3. Soll der Auftragnehmer nicht nur das Recht erhalten, die Dienstleistung zu verwerten, sondern zusätzlich zu seinen Einnahmen aus Beförderungsentgelten öffentliche Ausgleichszahlungen und Zuwendungen erhalten, soll ihm ein Dienstleistungsauftrag erteilt werden.

4. Das Nachschieben von Gründen ist aus Gründen des Beschleunigungsgrundsatzes zuzulas-sen, wenn keine Anhaltspunkte für eine Manipulation vorliegen und die Transparenz des Vergabeverfahrens gesichert ist.

5. Behauptete Verstöße gegen Kartellrecht sind im Wege einer Inzidentprüfung innerhalb einer vergaberechtlichen Anknüpfungsnorm, die das Wettbewerbsgebot sein kann, zu überprüfen

Eine Dienstleistungskonzession unterscheide sich nach dem OLG Düsseldorf von dem im konkreten Fall vorliegenden Dienstleistungsauftrag dadurch, dass die Gegenleistung für die Erbringung der Dienstleistung entweder ausschließlich in dem Recht zur Nutzung der Dienstleistung oder in diesem Recht zuzüglich der Zahlung eines Preises bestehe. Ob und inwieweit der Konzessionär bei der Verwertung der ihm übertragenen Leistung tatsächlich den Risiken des Marktes ausgesetzt sei und er das Betriebsrisiko ganz oder zumindest zu einem wesentlichen Teil übernehme, hänge von den Umständen des Einzelfalls ab. Die Zuschlagsdestinärin erhalte öffentliche Ausgleichszahlungen und Zuwendungen und trage damit keine Marktrisiken.
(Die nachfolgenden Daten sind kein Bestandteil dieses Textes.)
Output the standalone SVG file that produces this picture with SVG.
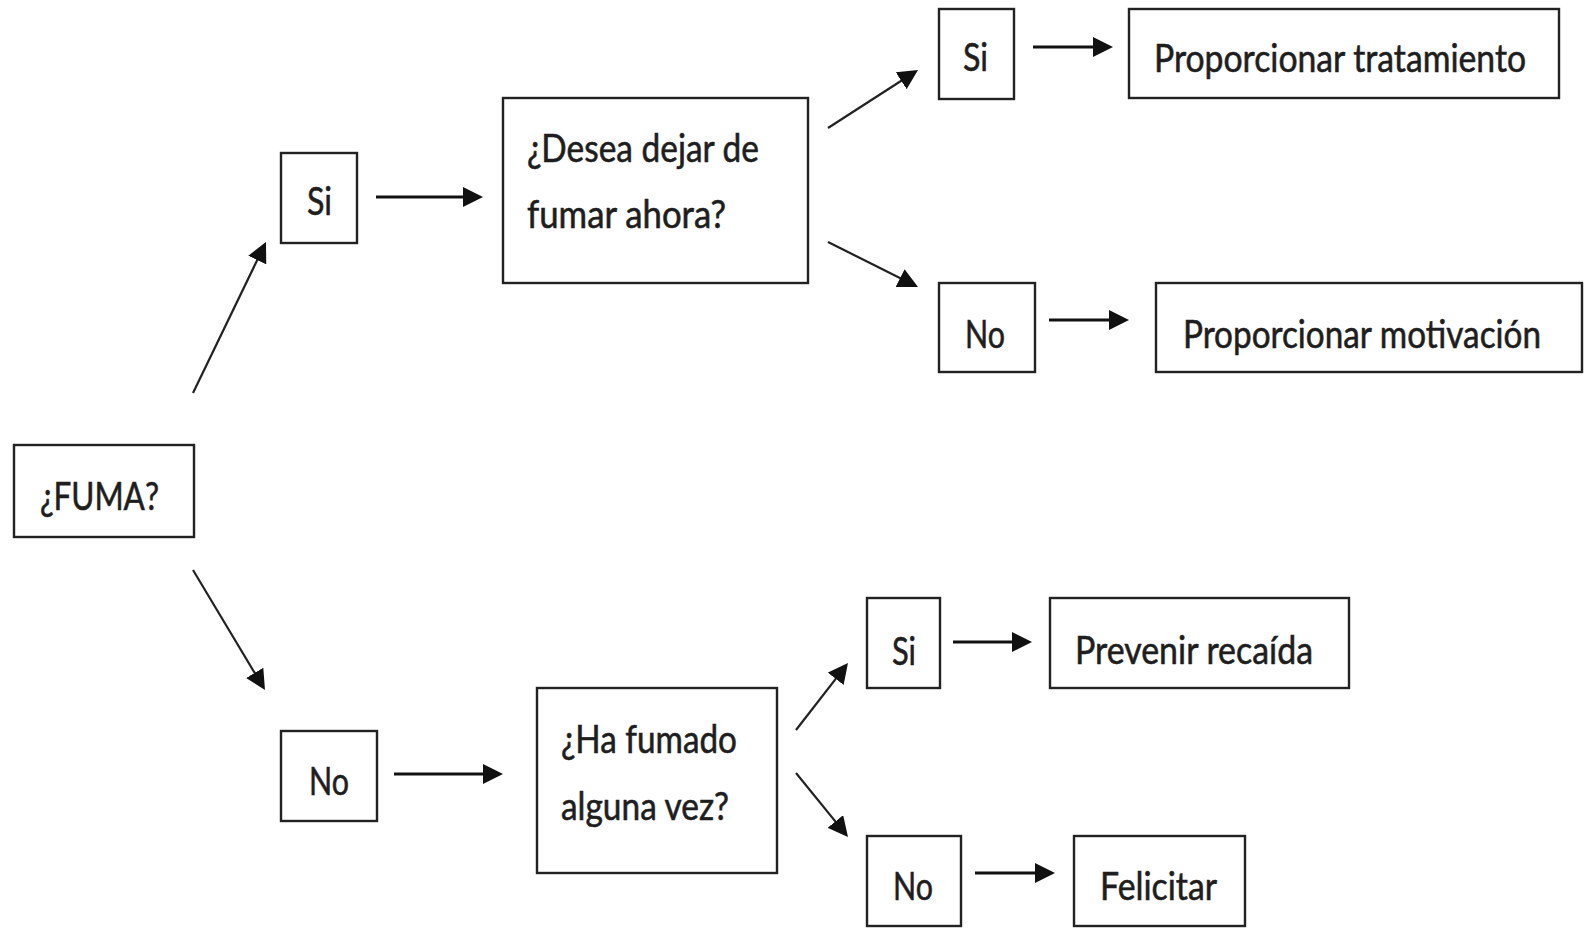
<svg xmlns="http://www.w3.org/2000/svg" width="1586" height="928" viewBox="0 0 1586 928">
<style>
.box{fill:#fff;stroke:#222;stroke-width:2.4}
.t{font-family:Lato,"Open Sans","Liberation Sans",sans-serif;font-size:39px;fill:#1e1e1e;stroke:#1e1e1e;stroke-width:0.6}
.h{stroke:#111;stroke-width:3;fill:none;marker-end:url(#ah)}
.d{stroke:#222;stroke-width:2.2;fill:none;marker-end:url(#ah)}
</style>
<defs>
<marker id="ah" viewBox="0 0 20 20" refX="7" refY="10" markerWidth="20" markerHeight="20" markerUnits="userSpaceOnUse" orient="auto">
<path d="M0,0 L20,10 L0,20 z" fill="#111"/>
</marker>
</defs>
<rect width="1586" height="928" fill="#fff"/>
<g id="connectors">
<line class="h" x1="376" y1="197" x2="470" y2="197"/>
<line class="h" x1="394" y1="774" x2="490" y2="774"/>
<line class="h" x1="1033" y1="47" x2="1100" y2="47"/>
<line class="h" x1="1049" y1="320" x2="1116" y2="320"/>
<line class="h" x1="953" y1="642" x2="1019" y2="642"/>
<line class="h" x1="975" y1="873" x2="1042" y2="873"/>
<line class="d" x1="193" y1="393" x2="260.3" y2="253.7"/>
<line class="d" x1="193" y1="570" x2="258.3" y2="678.9"/>
<line class="d" x1="828" y1="128" x2="907.1" y2="77"/>
<line class="d" x1="828" y1="242" x2="906.4" y2="281.2"/>
<line class="d" x1="796" y1="730" x2="840" y2="673.3"/>
<line class="d" x1="796" y1="773" x2="839.8" y2="826.9"/>
</g>
<g id="fuma"><rect class="box" x="14" y="445" width="180" height="92"/><text class="t" x="40" y="510" textLength="119" lengthAdjust="spacingAndGlyphs">¿FUMA?</text></g>
<g id="si1"><rect class="box" x="281" y="153" width="76" height="90"/><text class="t" x="307" y="215" textLength="25" lengthAdjust="spacingAndGlyphs">Si</text></g>
<g id="no1"><rect class="box" x="281" y="731" width="96" height="90"/><text class="t" x="309" y="795" textLength="40" lengthAdjust="spacingAndGlyphs">No</text></g>
<g id="desea"><rect class="box" x="503" y="98" width="305" height="185"/><text class="t" x="527" y="162" textLength="232" lengthAdjust="spacingAndGlyphs">¿Desea dejar de</text><text class="t" x="527" y="228" textLength="199" lengthAdjust="spacingAndGlyphs">fumar ahora?</text></g>
<g id="ha"><rect class="box" x="537" y="688" width="240" height="185"/><text class="t" x="561" y="753" textLength="176" lengthAdjust="spacingAndGlyphs">¿Ha fumado</text><text class="t" x="561" y="820" textLength="168" lengthAdjust="spacingAndGlyphs">alguna vez?</text></g>
<g id="si2"><rect class="box" x="939" y="9" width="75" height="90"/><text class="t" x="963" y="71" textLength="25" lengthAdjust="spacingAndGlyphs">Si</text></g>
<g id="no2"><rect class="box" x="939" y="283" width="96" height="89"/><text class="t" x="965" y="348" textLength="40" lengthAdjust="spacingAndGlyphs">No</text></g>
<g id="tratamiento"><rect class="box" x="1129" y="9" width="430" height="89"/><text class="t" x="1154" y="72" textLength="372" lengthAdjust="spacingAndGlyphs">Proporcionar tratamiento</text></g>
<g id="motivacion"><rect class="box" x="1156" y="283" width="426" height="89"/><text class="t" x="1183" y="348" textLength="358" lengthAdjust="spacingAndGlyphs">Proporcionar motivación</text></g>
<g id="si3"><rect class="box" x="867" y="598" width="73" height="90"/><text class="t" x="892" y="665" textLength="24" lengthAdjust="spacingAndGlyphs">Si</text></g>
<g id="no3"><rect class="box" x="867" y="836" width="94" height="90"/><text class="t" x="893" y="900" textLength="40" lengthAdjust="spacingAndGlyphs">No</text></g>
<g id="recaida"><rect class="box" x="1050" y="598" width="299" height="90"/><text class="t" x="1075" y="664" textLength="238" lengthAdjust="spacingAndGlyphs">Prevenir recaída</text></g>
<g id="felicitar"><rect class="box" x="1074" y="836" width="171" height="90"/><text class="t" x="1100" y="900" textLength="117" lengthAdjust="spacingAndGlyphs">Felicitar</text></g>
</svg>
Behauptete Verstöße gegen Kartellrecht seien im Vergabeverfahren und in Nachprüfungsverfahren grundsätzlich zu überprü-fen. Dies erfolge im Wege einer Inzidentprüfung innerhalb einer vergaberechtlichen Anknüpfungsnorm des Wettbewerbsgrundsatzes gem. § 97 Abs. 1 S. 1 GWB sein, der hier jedoch nicht verletzt sei.